C/C++ Eclipse Project Generation

With the landing of bug 973770 (and a few touch up landing this week) the Mozilla build system can now generate a fully working out-of-the-box no hassle eclipse workspace for C++ gecko development. This has been tested for Mac, Fennec and B2G. For Windows please use the Visual Studio project generator. If you find any bugs please file and link off bug 973770.
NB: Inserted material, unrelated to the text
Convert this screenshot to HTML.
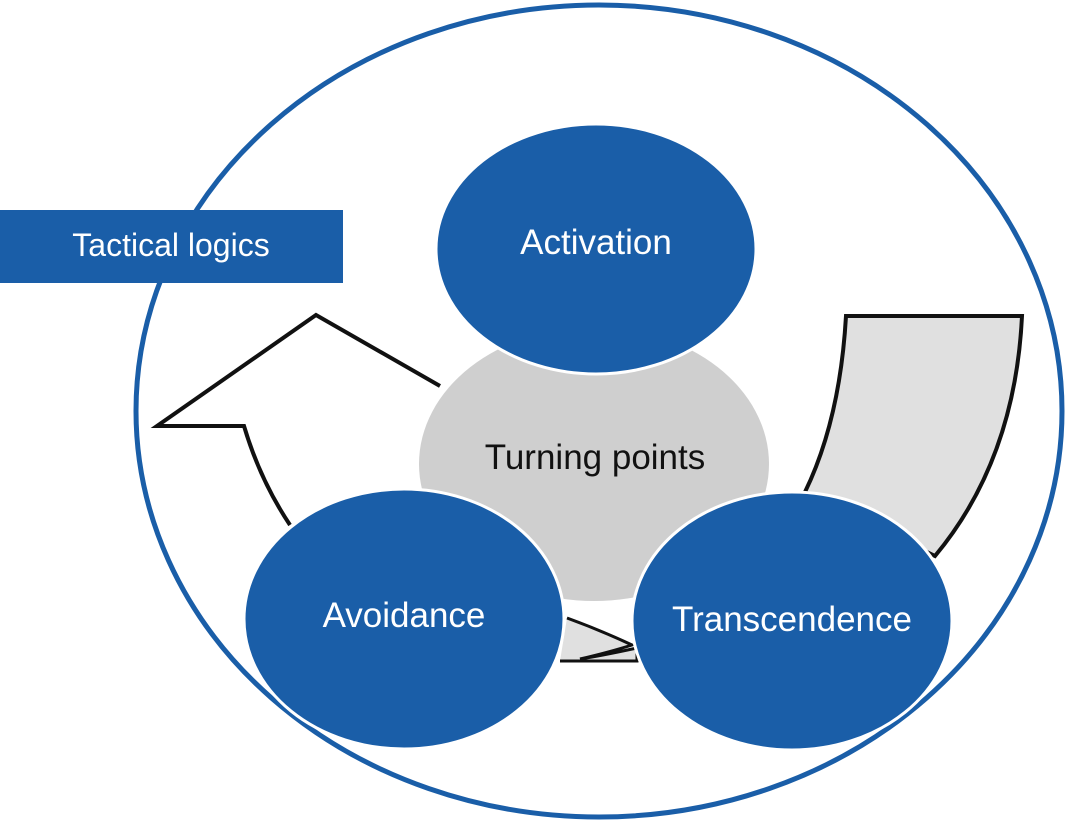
<!DOCTYPE html>
<html><head><meta charset="utf-8"><style>html,body{margin:0;padding:0;background:#fff}svg{display:block}</style></head>
<body>
<svg width="1067" height="821" viewBox="0 0 1067 821" xmlns="http://www.w3.org/2000/svg" font-family="Liberation Sans, sans-serif">
<rect width="1067" height="821" fill="#fff"/>
<ellipse cx="599" cy="411" rx="463" ry="406" fill="#fff" stroke="#1a5ea8" stroke-width="5"/>
<rect x="0" y="210" width="343" height="73" fill="#1a5ea8"/>
<text x="171" y="256" font-size="32" fill="#fff" text-anchor="middle">Tactical logics</text>
<path d="M846,316 L1022,316 Q1015,460 935,556 L805,492 Q840,420 846,316 Z" fill="#e0e0e0" stroke="#111" stroke-width="4"/>
<path d="M440,386 L316,315 L157,426 L244,426 Q260,480 290,525" fill="none" stroke="#111" stroke-width="4"/>
<path d="M560,661 L637,661 L637,648 Q600,656 580,659 Q610,652 632,645 Q600,630 567,618" fill="#e0e0e0" stroke="#111" stroke-width="3"/>
<ellipse cx="594" cy="464" rx="175" ry="137" fill="#cfcfcf"/>
<text x="595" y="469" font-size="35" fill="#111" text-anchor="middle">Turning points</text>
<ellipse cx="596" cy="249" rx="160" ry="125" fill="#1a5ea8" stroke="#fff" stroke-width="3"/>
<text x="596" y="254" font-size="35" fill="#fff" text-anchor="middle">Activation</text>
<ellipse cx="404" cy="619" rx="160" ry="130" fill="#1a5ea8" stroke="#fff" stroke-width="3"/>
<text x="404" y="627" font-size="35" fill="#fff" text-anchor="middle">Avoidance</text>
<ellipse cx="792" cy="621" rx="160" ry="129" fill="#1a5ea8" stroke="#fff" stroke-width="3"/>
<text x="792" y="631" font-size="35" fill="#fff" text-anchor="middle">Transcendence</text>
</svg>
</body></html>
Didn’t we already support eclipse projects? Yes we did but the setup was quite tedious to setup and maintain. My approach automates some of these instructions and uses the information now available from within moz.build to generate the project. This also means we can remove the build scanning phase which tends to make Eclipse unresponsive.

To use this:

  • Download the latest Eclipse CDT 8.3 package for your platform
  • Build your tree
  • Run |./mach build-backend -b CppEclipse|. For b2g cd into objdir-gecko and use |../gecko/mach build-backend -b CppEclipse|
  • Start eclipse, use $OBJDIR/eclipse_workspace as the workspace
  • File->Import->Existing Project with path $OBJDIR/eclipse_workspace/gecko
  • Let the indexer run on the first start. This can take about 20 mins (long but worth it, see below). This will index your exact mozconfig setup (example -DDEBUG, b2g system libs).

Here are some benefits:

Autocomplete

Code Completion

Call Hierarchy

Call Hierarchy

Build, Flash (b2g), Launch

Build, Flash (b2g), Launch

Type Hierarchy

Type Hierarchy

Mozilla Formatter

Mozilla Formatter

If you find yourself tweaking the project let me know so that I can integrate changes into the project generator instead where everyone can benefit.